I don't think I had much to do with the formation of The Ostrich Brigade other than being nominated for membership.... I'd like really to know what is "disgusting." The point of talking about how widespread this problem is is to refute the implication that this will cost us the war. There is an attempt to degrade the entire American war effort because of these problems which are but a slice of the whole shebang. That's why I bring up the huge numbers of soldiers who are innocent of these suspicions. The anti-war crowd is attempting to use these revelations to undermine the whole war effort. I don't believe that I am on record as disbelieving that any of this could be being done-- even a week ago. Yeah, war is hell and human beings stoop to things that those of us watching in our living rooms can hardly believe. I'm no armchair peacenik but I am an armchair chickenhawk I guess you would say. I've never served but I am more willing than others I guess to cut some slack to the men and women who put themselves in constant danger on behalf of our nation. For every grandma ridden like a burro (if it's even true) how many American grandmas lost a grandson or granddaughter to one of the car bombs which kill American and Iraqi alike. If you are disgusted by that, you need a stronger constitution.
Among other things, if you think that it's the anti-war people that are making this undermine our war effort, you really aren't listening. People from both sides of the political fence outside the actual administration and EACH AND EVERY military expert I've seen, which comprises at leat 6, have said that this at the least makes ut an uphill climb we are unlikely to be able to make, and at worst will directly contribute to more dead US soldiers, and make all of their deaths equally fruitless ( almost a direct quote). These aren't partisan guys either, these are guys on MSNBC, etc. many of whom have previously been very objective and dismissed many complaints about our actions. That's what I mean: you think that it's a partisan take to say that this undermines our war effort. That pretty much says it all right there.

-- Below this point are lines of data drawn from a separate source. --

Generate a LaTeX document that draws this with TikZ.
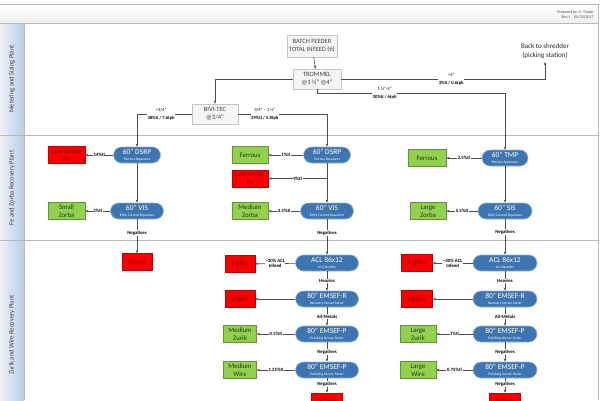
\documentclass[tikz,border=0pt]{standalone}
\usepackage{fontspec}
\setmainfont{Carlito}
\usepackage{tikz}
\usetikzlibrary{arrows.meta,positioning}
\definecolor{pillblue}{RGB}{62,116,176}
\definecolor{pillrim}{RGB}{150,180,215}
\definecolor{outred}{RGB}{250,0,0}
\definecolor{outredtxt}{RGB}{125,0,0}
\definecolor{outgreen}{RGB}{146,208,80}
\definecolor{greentxt}{RGB}{35,60,20}
\definecolor{laneblue}{RGB}{184,204,228}
\newcommand{\pillsub}[1]{{\fontsize{3.6}{4}\selectfont #1}}

\begin{document}
\begin{tikzpicture}[x=1pt,y=-1pt,
  lane/.style={draw=gray!55,line width=0.8pt},
  lanetxt/.style={rotate=90,font=\fontsize{6.5}{7}\selectfont,text=black!75},
  proc/.style={draw=gray!45,fill=gray!8,text=black!75,align=center,inner sep=0pt,
               minimum height=20pt,font=\fontsize{6.5}{8.5}\selectfont},
  pill/.style={draw=pillrim,fill=pillblue,text=white,rounded corners=8pt,line width=0.6pt,
               minimum height=16pt,inner sep=0pt,align=center,font=\fontsize{7.5}{6.5}\selectfont},
  outbox/.style={draw,align=center,inner sep=0.5pt,minimum height=17pt,line width=0.5pt,
                 font=\fontsize{6.8}{8}\selectfont},
  redbox/.style={outbox,fill=outred,draw=red!75!black,text=outredtxt},
  greenbox/.style={outbox,fill=outgreen,draw=outgreen!70!black,text=greentxt},
  lbl/.style={fill=white,inner sep=0.6pt,font=\fontsize{4.8}{5.2}\selectfont\bfseries,align=center},
  sizelbl/.style={fill=white,inner sep=0.6pt,font=\fontsize{4.6}{7.5}\selectfont,align=center},
  arr/.style={-{Stealth[length=3.2pt,width=2.6pt]},draw=black!70,line width=0.6pt}
]
\useasboundingbox (0,0) rectangle (600,400);

% swimlanes
\fill[top color=white,bottom color=gray!12] (0,4) rectangle (598,23);
\shade[left color=laneblue!25,right color=laneblue] (0,23) rectangle (24,400);
\draw[lane] (0,4) -- (598,4) -- (598,400);
\draw[lane] (0,23) -- (598,23);
\draw[lane] (0,135) -- (598,135);
\draw[lane] (0,240) -- (598,240);
\draw[lane] (24,23) -- (24,400);
\node[anchor=north east,align=right,font=\fontsize{4}{5}\selectfont,text=black!70] (prep) at (597,7)
  {Prepared by: E. Tirado\\Rev.1\quad 05/25/2017};
\node[lanetxt] (lane1) at (12,79) {Metering and Sizing Plant};
\node[lanetxt] (lane2) at (12,188) {Fe and Zorba Recovery Plant};
\node[lanetxt] (lane3) at (12,335) {Zurik and Wire Recovery Plant};

% metering and sizing
\node[proc,minimum width=50pt,minimum height=22pt] (feeder) at (312,46) {BATCH FEEDER\\TOTAL INFEED (ti)};
\node[proc,minimum width=48pt] (trommel) at (317,79) {TROMMEL\\@1 ½” @4”};
\node[proc,minimum width=46pt] (bivi) at (215,114) {BIVI-TEC\\@3/4”};
\node[align=center,font=\fontsize{7}{9}\selectfont,text=black!85] (shredder) at (545,51)
  {Back to shredder\\(picking station)};

% fe and zorba
\node[pill,minimum width=47pt] (dsrp1) at (137,155) {60” DSRP\\\pillsub{Ferrous Separator}};
\node[pill,minimum width=53pt] (vis1) at (137,211) {60” VIS\\\pillsub{Eddy Current Separator}};
\node[redbox,minimum width=37pt] (lowfe1) at (66.5,155) {Low Grade\\Fe};
\node[greenbox,minimum width=37pt] (zorba1) at (66.5,211) {Small\\Zorba};

\node[pill,minimum width=47pt] (dsrp2) at (327,155) {60” DSRP\\\pillsub{Ferrous Separator}};
\node[pill,minimum width=53pt] (vis2) at (327,211) {60” VIS\\\pillsub{Eddy Current Separator}};
\node[greenbox,minimum width=36pt] (ferrous2) at (250,155) {Ferrous};
\node[redbox,minimum width=36pt] (lowfe2) at (250,178.5) {Low Grade\\Fe};
\node[greenbox,minimum width=36pt] (zorba2) at (250,211) {Medium\\Zorba};

\node[pill,minimum width=46pt] (tmp) at (505,158) {60” TMP\\\pillsub{Ferrous Separator}};
\node[pill,minimum width=54pt] (sis) at (505,211) {60” SIS\\\pillsub{Eddy Current Separator}};
\node[greenbox,minimum width=38pt] (ferrous3) at (427,158) {Ferrous};
\node[greenbox,minimum width=36pt] (zorba3) at (428,211) {Large\\Zorba};

% zurik and wire
\node[redbox,minimum width=30pt] (waste1) at (137,262) {Waste};

\node[pill,minimum width=63pt] (acl2) at (327,263) {ACL 86x12\\\pillsub{Air Classifier}};
\node[pill,minimum width=63pt] (emr2) at (327,299) {80” EMSEF-R\\\pillsub{Recovery Sensor Sorter}};
\node[pill,minimum width=63pt] (empa2) at (327,334) {80” EMSEF-P\\\pillsub{Polishing Sensor Sorter}};
\node[pill,minimum width=63pt] (empb2) at (327,370) {80” EMSEF-P\\\pillsub{Polishing Sensor Sorter}};
\node[redbox,minimum width=31pt] (tail2) at (327,401.5) {Tailings};
\node[redbox,minimum width=30pt] (lights2) at (240,264) {Lights};
\node[redbox,minimum width=30pt] (waste2) at (240,299) {Waste};
\node[greenbox,minimum width=33pt] (zurik2) at (240,334) {Medium\\Zurik};
\node[greenbox,minimum width=33pt] (wire2) at (240,370) {Medium\\Wire};

\node[pill,minimum width=64pt] (acl3) at (505,263) {ACL 86x12\\\pillsub{Air Classifier}};
\node[pill,minimum width=64pt] (emr3) at (505,299) {80” EMSEF-R\\\pillsub{Recovery Sensor Sorter}};
\node[pill,minimum width=64pt] (empa3) at (505,334) {80” EMSEF-P\\\pillsub{Polishing Sensor Sorter}};
\node[pill,minimum width=64pt] (empb3) at (505,370) {80” EMSEF-P\\\pillsub{Polishing Sensor Sorter}};
\node[redbox,minimum width=31pt] (tail3) at (505,401.5) {Tailings};
\node[redbox,minimum width=31pt] (lights3) at (417,263) {Lights};
\node[redbox,minimum width=31pt] (waste3) at (417,299) {Waste};
\node[greenbox,minimum width=36pt] (zurik3) at (418,334) {Large\\Zurik};
\node[greenbox,minimum width=36pt] (wire3) at (418,370) {Large\\Wire};

% flows
\draw[arr] (feeder) -- (trommel);
\draw[arr] (trommel.west) -| (bivi.north);
\draw[arr] (trommel.east) -| node[sizelbl,pos=.27] {>4”\\\textbf{3\%ti / 0.6tph}} (shredder.south);
\draw[arr] (trommel.south) -- ++(0,4) -| node[sizelbl,pos=.18] {1 ½”-4”\\\textbf{30\%ti / 6tph}} (tmp.north);
\draw[arr] (bivi.west) -| node[sizelbl,pos=.28] {<3/4”\\\textbf{38\%ti / 7.6tph}} (dsrp1.north);
\draw[arr] (bivi.east) -| node[sizelbl,pos=.15] {3/4” – 1 ½”\\\textbf{29\%ti / 5.8tph}} (dsrp2.north);

\draw[arr] (dsrp1) -- node[lbl] {14\%ti} (lowfe1);
\draw[arr] (dsrp1) -- (vis1);
\draw[arr] (vis1) -- node[lbl] {2\%ti} (zorba1);
\draw[arr] (vis1) -- node[lbl,pos=.4] {Negatives} (waste1);

\coordinate (br2) at (dsrp2 |- lowfe2);
\draw[arr] (dsrp2) -- node[lbl] {1\%ti} (ferrous2);
\draw[arr] (dsrp2) -- (vis2);
\draw[arr] (br2) -- node[lbl] {9\%ti} (lowfe2);
\draw[arr] (vis2) -- node[lbl] {3.5\%ti} (zorba2);
\draw[arr] (vis2) -- node[lbl,pos=.39] {Negatives} (acl2);

\draw[arr] (tmp) -- node[lbl] {2.5\%ti} (ferrous3);
\draw[arr] (tmp) -- (sis);
\draw[arr] (sis) -- node[lbl] {5.5\%ti} (zorba3);
\draw[arr] (sis) -- node[lbl,pos=.36] {Negatives} (acl3);

\draw[arr] (acl2) -- node[lbl] {\textasciitilde 30\% ACL\\Infeed} (lights2);
\draw[arr] (acl2) -- node[lbl] {Heavies} (emr2);
\draw[arr] (emr2) -- (waste2);
\draw[arr] (emr2) -- node[lbl] {All-Metals} (empa2);
\draw[arr] (empa2) -- node[lbl] {0.5\%ti} (zurik2);
\draw[arr] (empa2) -- node[lbl] {Negatives} (empb2);
\draw[arr] (empb2) -- node[lbl] {1.25\%ti} (wire2);
\draw[arr] (empb2) -- node[lbl,pos=.4] {Negatives} (tail2);

\draw[arr] (acl3) -- node[lbl] {\textasciitilde 30\% ACL\\Infeed} (lights3);
\draw[arr] (acl3) -- node[lbl] {Heavies} (emr3);
\draw[arr] (emr3) -- (waste3);
\draw[arr] (emr3) -- node[lbl] {All-Metals} (empa3);
\draw[arr] (empa3) -- node[lbl] {1\%ti} (zurik3);
\draw[arr] (empa3) -- node[lbl] {Negatives} (empb3);
\draw[arr] (empb3) -- node[lbl] {0.75\%ti} (wire3);
\draw[arr] (empb3) -- node[lbl,pos=.4] {Negatives} (tail3);
\end{tikzpicture}
\end{document}
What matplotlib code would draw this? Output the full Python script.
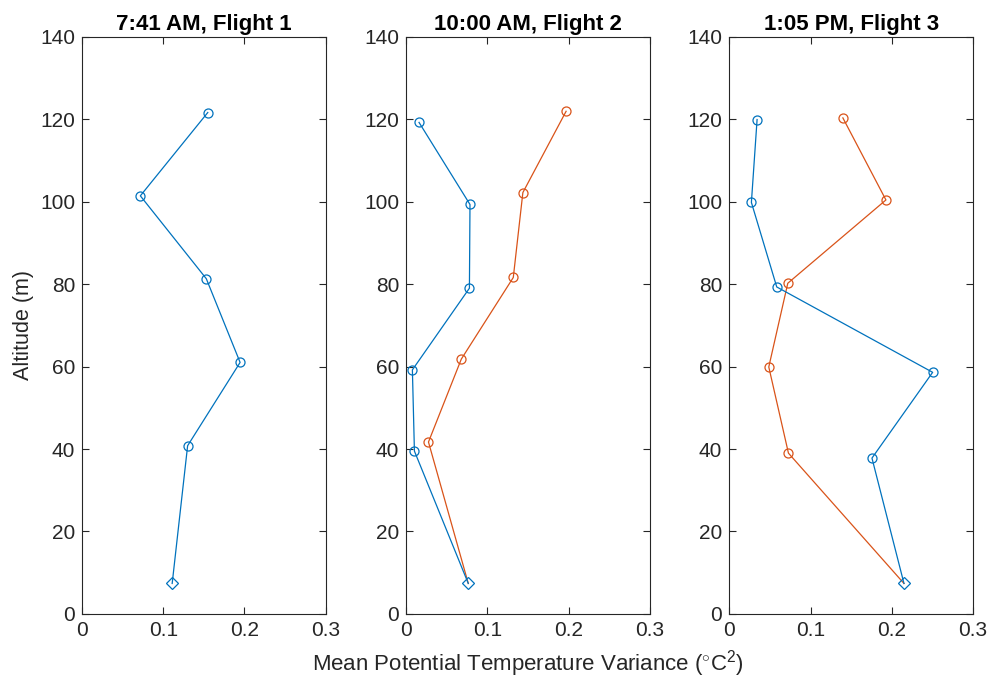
import numpy as np
import matplotlib.pyplot as plt

plt.rcParams['font.family'] = ['Liberation Sans', 'DejaVu Sans']
plt.rcParams['mathtext.fontset'] = 'custom'
plt.rcParams['mathtext.rm'] = 'Liberation Sans'

titles = ['7:41 AM, Flight 1', '10:00 AM, Flight 2', '1:05 PM, Flight 3']

# surface point (diamond) per flight
surf_var = [0.111, 0.0766, 0.215]
surf_alt = [7.4, 7.4, 7.4]

# blue profiles (bottom to top, above surface)
blue_var = [
    [0.130, 0.1946, 0.153, 0.0718, 0.1548],
    [0.0103, 0.0078, 0.078, 0.0787, 0.016],
    [0.1756, 0.2503, 0.0584, 0.0272, 0.0342],
]
blue_alt = [
    [40.8, 61.0, 81.3, 101.4, 121.6],
    [39.5, 59.2, 79.0, 99.3, 119.2],
    [37.8, 58.6, 79.3, 99.8, 119.9],
]

# orange profiles (flights 2 and 3)
orange_var = [
    None,
    [0.0276, 0.068, 0.132, 0.1438, 0.197],
    [0.0728, 0.0486, 0.072, 0.1928, 0.1398],
]
orange_alt = [
    None,
    [41.7, 61.8, 81.6, 102.2, 121.9],
    [39.0, 59.9, 80.2, 100.4, 120.3],
]

blue = '#0072BD'
orange = '#D95319'

fig = plt.figure(figsize=(9.94, 6.89), dpi=100)
lefts = [0.0825, 0.4085, 0.7337]
axs = []
for i in range(3):
    ax = fig.add_axes([lefts[i], 0.1089, 0.2452, 0.8379])
    axs.append(ax)
    if orange_var[i] is not None:
        ox = [surf_var[i]] + orange_var[i]
        oy = [surf_alt[i]] + orange_alt[i]
        ax.plot(ox, oy, color=orange, lw=0.9)
        ax.plot(orange_var[i], orange_alt[i], 'o', mfc='none', mec=orange, ms=6.5, mew=0.9)
    bx = [surf_var[i]] + blue_var[i]
    by = [surf_alt[i]] + blue_alt[i]
    ax.plot(bx, by, color=blue, lw=0.9)
    ax.plot(blue_var[i], blue_alt[i], 'o', mfc='none', mec=blue, ms=6.5, mew=0.9)
    ax.plot(surf_var[i], surf_alt[i], 'D', mfc='none', mec=blue, ms=6.5, mew=0.9)

    ax.set_xlim(0, 0.3)
    ax.set_ylim(0, 140)
    ax.set_xticks([0, 0.1, 0.2, 0.3])
    ax.set_xticklabels(['0', '0.1', '0.2', '0.3'])
    ax.set_yticks(np.arange(0, 141, 20))
    ax.tick_params(direction='in', top=True, right=True, labelsize=15,
                   length=5, width=0.8, colors='#262626', pad=5)
    for s in ax.spines.values():
        s.set_color('#262626')
        s.set_linewidth(0.8)
    ax.set_title(titles[i], fontsize=16, fontweight='bold', pad=5)

axs[0].set_ylabel('Altitude (m)', fontsize=15.5, color='#262626', labelpad=4)
axs[1].set_xlabel(r'Mean Potential Temperature Variance ($^{\circ}$C$^{2}$)',
                  fontsize=16, color='#262626', labelpad=6)

fig.savefig('out.png', dpi=100)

We are in danger of losing something much more important than just the war in Iraq. We are in danger of losing America as an instrument of moral authority and inspiration in the world. I have never known a time in my life when America and its president were more hated around the world than today. I was just in Japan, and even young Japanese dislike us. Friedman. Well he should have thought about this when he supported the war. Is Fiedman about to jump off the war train? Why is Friedman so surprised? All the polls showed in virtually every country in the world strong majorities opposed the war, including most of the countries we paid to be in the coalition. He ends with the melodramatic plea to keep chugging with the occupation, albeit with the help of the UN and allies.: because America's role in the world is too precious — to America and to the rest of the world — to be squandered like this. What malarkey. America has lost in its unnecessary interventions before, Vietnam, the Bay of Pigs. It was not the end of our country, its power or even its influence. Though many Americans view the country as being Snow White, the rest of the world has known of America's despicable cruelty as well as its good deeds. Their opinion will return to the normal realistic view of us as we stop doing this unecessary war. I agree that we should cooperate with the UN,Nato or whomever as we withdraw and an attempt is made to clean up the mess we made.